Prompt: Copy the material below verbatim from the line with "Give me the TikZ source for this diagram." to the line with "(0,0) rectangle (822,419);", both lines included, omitting pictures and every line outside that range.

Charts and diagrams as code:
┄┄┄┄┄┄┄┄┄┄┄┄┄┄┄┄┄┄┄┄

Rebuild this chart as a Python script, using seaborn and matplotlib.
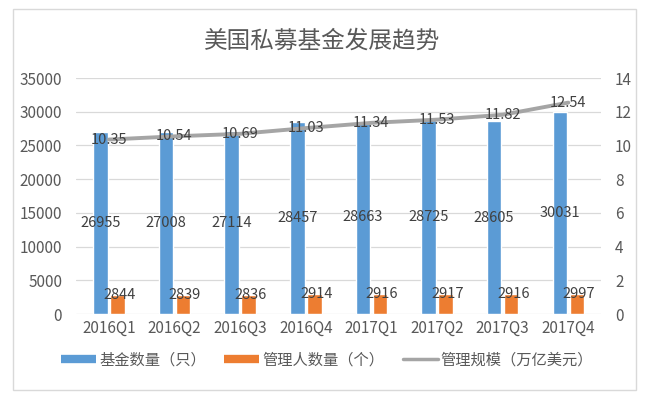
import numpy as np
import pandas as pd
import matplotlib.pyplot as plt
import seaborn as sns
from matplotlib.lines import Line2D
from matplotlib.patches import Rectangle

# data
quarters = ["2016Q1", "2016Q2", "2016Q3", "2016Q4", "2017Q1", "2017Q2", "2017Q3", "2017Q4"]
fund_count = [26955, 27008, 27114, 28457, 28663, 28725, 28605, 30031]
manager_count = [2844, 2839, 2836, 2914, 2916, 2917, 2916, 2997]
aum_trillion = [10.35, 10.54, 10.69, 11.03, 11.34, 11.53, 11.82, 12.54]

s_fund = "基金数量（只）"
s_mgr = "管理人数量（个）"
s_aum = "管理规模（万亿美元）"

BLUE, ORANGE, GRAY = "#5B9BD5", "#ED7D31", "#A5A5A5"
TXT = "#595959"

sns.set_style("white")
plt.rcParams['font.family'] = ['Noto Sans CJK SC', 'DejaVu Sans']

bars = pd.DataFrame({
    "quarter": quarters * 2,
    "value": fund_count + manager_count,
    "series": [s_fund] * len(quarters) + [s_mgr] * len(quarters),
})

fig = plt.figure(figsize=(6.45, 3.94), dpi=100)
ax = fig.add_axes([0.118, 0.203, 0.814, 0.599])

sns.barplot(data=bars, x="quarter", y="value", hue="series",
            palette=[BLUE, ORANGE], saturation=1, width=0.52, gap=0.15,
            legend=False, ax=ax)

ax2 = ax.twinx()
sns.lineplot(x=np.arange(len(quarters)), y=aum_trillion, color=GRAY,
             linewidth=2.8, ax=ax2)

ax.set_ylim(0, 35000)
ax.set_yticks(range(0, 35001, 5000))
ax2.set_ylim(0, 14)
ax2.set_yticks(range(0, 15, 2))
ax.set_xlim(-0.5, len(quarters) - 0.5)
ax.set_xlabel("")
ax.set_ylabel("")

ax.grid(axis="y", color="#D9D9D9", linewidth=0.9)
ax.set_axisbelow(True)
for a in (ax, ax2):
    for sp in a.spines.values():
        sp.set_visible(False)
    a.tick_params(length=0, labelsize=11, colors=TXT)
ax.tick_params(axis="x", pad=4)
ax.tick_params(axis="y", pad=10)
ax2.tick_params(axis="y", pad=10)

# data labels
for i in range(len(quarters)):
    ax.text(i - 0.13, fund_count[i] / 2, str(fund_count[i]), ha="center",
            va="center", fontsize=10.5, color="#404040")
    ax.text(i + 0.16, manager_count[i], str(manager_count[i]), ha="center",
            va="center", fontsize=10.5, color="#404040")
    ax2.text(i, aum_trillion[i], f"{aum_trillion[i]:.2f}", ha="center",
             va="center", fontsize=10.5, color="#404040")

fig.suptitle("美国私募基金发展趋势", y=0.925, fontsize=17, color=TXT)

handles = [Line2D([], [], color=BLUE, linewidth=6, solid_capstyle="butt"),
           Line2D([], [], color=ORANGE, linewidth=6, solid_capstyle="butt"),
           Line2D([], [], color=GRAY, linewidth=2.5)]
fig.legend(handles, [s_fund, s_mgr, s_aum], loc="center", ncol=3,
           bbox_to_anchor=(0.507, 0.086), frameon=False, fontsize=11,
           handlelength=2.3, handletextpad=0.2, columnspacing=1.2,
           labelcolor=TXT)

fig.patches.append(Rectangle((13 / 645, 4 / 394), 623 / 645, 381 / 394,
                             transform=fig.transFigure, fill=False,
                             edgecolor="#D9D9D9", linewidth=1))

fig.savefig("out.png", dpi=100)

┄┄┄┄┄┄┄┄┄┄┄┄┄┄┄┄┄┄┄┄

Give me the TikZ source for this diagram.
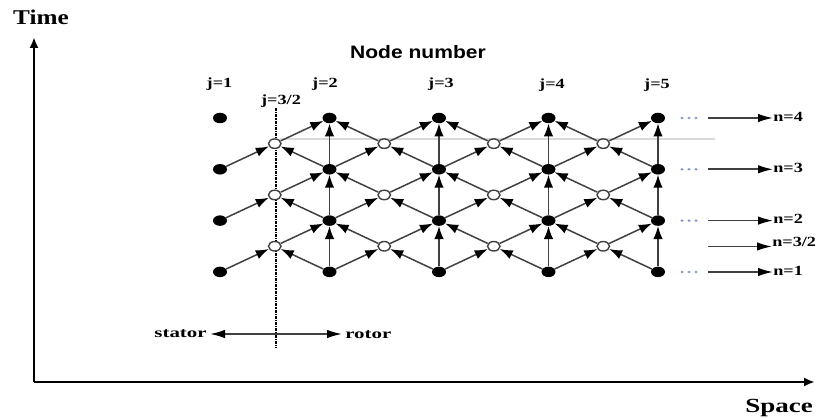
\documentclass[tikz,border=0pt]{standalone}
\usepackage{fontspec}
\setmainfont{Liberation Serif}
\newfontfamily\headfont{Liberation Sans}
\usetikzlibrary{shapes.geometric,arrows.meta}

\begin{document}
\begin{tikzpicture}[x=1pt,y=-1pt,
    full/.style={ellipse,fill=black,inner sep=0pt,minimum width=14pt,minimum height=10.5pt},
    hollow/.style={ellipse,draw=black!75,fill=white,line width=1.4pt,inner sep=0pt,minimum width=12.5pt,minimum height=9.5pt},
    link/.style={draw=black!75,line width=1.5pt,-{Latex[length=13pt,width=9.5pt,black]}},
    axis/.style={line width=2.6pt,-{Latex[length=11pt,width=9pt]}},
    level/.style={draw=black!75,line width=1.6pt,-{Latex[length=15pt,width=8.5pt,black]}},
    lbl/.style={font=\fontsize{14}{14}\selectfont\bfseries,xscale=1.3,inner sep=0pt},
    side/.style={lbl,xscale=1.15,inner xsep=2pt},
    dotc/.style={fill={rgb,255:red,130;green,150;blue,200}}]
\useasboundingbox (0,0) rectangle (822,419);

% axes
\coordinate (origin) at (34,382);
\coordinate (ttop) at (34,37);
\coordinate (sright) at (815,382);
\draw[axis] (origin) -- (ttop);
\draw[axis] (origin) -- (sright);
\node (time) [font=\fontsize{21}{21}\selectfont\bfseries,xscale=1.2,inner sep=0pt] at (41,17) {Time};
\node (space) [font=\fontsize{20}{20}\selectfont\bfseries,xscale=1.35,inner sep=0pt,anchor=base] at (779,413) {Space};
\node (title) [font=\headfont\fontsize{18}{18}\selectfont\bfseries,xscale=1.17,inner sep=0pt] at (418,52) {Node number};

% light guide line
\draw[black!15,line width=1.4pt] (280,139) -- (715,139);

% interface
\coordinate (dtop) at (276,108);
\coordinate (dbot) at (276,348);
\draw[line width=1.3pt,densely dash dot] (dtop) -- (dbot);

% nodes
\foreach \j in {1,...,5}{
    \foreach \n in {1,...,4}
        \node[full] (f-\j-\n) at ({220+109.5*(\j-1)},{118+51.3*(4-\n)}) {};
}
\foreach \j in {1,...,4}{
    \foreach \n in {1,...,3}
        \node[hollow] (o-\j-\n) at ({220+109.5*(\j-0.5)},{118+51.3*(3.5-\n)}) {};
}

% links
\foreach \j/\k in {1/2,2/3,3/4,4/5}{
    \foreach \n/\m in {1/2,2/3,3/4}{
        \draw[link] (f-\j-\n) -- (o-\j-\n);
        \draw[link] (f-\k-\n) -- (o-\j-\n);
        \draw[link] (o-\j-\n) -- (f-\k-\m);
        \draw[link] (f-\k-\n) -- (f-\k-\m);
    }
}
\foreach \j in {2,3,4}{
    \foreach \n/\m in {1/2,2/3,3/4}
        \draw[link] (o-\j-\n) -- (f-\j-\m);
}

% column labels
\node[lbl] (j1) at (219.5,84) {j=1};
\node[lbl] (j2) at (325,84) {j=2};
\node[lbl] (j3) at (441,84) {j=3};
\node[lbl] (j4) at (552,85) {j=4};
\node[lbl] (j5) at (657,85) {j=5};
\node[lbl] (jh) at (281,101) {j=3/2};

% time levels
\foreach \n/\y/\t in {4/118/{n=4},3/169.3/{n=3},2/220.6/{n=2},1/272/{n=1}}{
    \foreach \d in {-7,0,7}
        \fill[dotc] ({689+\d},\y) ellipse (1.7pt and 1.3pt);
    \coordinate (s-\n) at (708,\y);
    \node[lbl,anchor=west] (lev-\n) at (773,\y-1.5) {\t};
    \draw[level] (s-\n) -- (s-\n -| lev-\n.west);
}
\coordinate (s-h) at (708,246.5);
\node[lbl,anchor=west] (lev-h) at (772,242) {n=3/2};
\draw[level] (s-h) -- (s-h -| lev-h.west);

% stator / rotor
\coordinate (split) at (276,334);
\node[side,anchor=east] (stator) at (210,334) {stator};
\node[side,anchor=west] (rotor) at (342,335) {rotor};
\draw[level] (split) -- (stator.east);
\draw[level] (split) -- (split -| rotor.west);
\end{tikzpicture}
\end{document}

┄┄┄┄┄┄┄┄┄┄┄┄┄┄┄┄┄┄┄┄

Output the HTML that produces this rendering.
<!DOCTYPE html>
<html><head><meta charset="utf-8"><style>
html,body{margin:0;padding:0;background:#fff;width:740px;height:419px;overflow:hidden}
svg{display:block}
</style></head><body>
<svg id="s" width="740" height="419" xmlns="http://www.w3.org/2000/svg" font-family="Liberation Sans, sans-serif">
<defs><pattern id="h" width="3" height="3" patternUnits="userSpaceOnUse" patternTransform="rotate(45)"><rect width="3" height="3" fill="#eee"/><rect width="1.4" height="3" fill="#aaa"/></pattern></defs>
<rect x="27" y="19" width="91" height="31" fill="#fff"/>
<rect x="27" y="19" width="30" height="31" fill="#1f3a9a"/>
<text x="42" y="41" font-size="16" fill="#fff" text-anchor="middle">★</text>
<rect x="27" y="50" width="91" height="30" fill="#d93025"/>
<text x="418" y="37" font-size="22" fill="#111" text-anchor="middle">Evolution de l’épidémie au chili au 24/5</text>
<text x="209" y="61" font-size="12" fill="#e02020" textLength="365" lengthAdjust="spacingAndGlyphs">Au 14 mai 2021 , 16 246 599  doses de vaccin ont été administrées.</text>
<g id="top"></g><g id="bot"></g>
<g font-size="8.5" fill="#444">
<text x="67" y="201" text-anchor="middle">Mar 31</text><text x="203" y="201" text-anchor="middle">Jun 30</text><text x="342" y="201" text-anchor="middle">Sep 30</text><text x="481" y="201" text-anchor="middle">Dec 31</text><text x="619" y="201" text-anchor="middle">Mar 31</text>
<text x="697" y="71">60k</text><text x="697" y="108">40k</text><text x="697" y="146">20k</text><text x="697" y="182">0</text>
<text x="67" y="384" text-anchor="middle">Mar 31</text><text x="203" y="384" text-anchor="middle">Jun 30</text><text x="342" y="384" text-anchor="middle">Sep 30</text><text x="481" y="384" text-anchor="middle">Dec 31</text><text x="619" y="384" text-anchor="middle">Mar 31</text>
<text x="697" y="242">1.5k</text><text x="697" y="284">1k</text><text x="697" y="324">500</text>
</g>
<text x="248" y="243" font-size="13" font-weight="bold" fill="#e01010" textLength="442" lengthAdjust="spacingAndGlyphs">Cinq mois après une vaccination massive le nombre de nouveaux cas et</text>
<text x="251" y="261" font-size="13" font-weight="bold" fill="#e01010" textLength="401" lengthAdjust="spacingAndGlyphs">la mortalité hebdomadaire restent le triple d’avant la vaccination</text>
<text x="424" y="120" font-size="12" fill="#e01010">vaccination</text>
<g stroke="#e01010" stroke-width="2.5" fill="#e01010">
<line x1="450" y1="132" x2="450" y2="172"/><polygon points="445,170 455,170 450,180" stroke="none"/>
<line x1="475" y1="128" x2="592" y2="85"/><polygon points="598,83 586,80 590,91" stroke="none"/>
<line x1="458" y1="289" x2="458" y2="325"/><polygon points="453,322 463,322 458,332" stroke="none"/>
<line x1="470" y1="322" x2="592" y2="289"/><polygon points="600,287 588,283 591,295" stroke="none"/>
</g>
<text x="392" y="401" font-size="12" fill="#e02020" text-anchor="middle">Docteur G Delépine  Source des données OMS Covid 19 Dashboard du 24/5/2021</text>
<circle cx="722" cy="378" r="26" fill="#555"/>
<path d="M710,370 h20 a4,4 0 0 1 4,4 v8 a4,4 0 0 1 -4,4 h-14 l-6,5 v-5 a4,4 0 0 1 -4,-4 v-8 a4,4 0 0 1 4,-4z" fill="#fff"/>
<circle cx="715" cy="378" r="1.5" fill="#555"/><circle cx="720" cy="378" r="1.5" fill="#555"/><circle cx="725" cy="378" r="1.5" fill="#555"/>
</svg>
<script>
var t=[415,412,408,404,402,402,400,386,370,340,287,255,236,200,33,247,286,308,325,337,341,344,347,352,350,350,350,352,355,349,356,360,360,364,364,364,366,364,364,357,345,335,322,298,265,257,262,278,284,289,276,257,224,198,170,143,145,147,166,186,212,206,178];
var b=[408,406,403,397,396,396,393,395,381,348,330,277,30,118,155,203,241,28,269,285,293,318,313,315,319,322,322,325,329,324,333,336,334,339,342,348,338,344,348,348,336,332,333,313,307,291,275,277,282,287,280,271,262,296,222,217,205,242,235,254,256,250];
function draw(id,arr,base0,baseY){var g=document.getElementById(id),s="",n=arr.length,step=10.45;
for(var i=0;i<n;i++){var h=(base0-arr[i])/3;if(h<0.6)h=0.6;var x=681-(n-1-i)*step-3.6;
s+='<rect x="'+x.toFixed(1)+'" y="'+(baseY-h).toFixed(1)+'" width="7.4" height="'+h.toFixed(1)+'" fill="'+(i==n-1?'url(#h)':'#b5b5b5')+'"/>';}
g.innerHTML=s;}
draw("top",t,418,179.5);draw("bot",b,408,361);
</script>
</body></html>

┄┄┄┄┄┄┄┄┄┄┄┄┄┄┄┄┄┄┄┄

Written solution:
Give me the TikZ source for this diagram.
\documentclass[tikz,border=0pt]{standalone}
\usepackage{fontspec}
\setmainfont{Liberation Serif}
\newfontfamily\headfont{Liberation Sans}
\usetikzlibrary{shapes.geometric,arrows.meta}

\begin{document}
\begin{tikzpicture}[x=1pt,y=-1pt,
    full/.style={ellipse,fill=black,inner sep=0pt,minimum width=14pt,minimum height=10.5pt},
    hollow/.style={ellipse,draw=black!75,fill=white,line width=1.4pt,inner sep=0pt,minimum width=12.5pt,minimum height=9.5pt},
    link/.style={draw=black!75,line width=1.5pt,-{Latex[length=13pt,width=9.5pt,black]}},
    axis/.style={line width=2.6pt,-{Latex[length=11pt,width=9pt]}},
    level/.style={draw=black!75,line width=1.6pt,-{Latex[length=15pt,width=8.5pt,black]}},
    lbl/.style={font=\fontsize{14}{14}\selectfont\bfseries,xscale=1.3,inner sep=0pt},
    side/.style={lbl,xscale=1.15,inner xsep=2pt},
    dotc/.style={fill={rgb,255:red,130;green,150;blue,200}}]
\useasboundingbox (0,0) rectangle (822,419);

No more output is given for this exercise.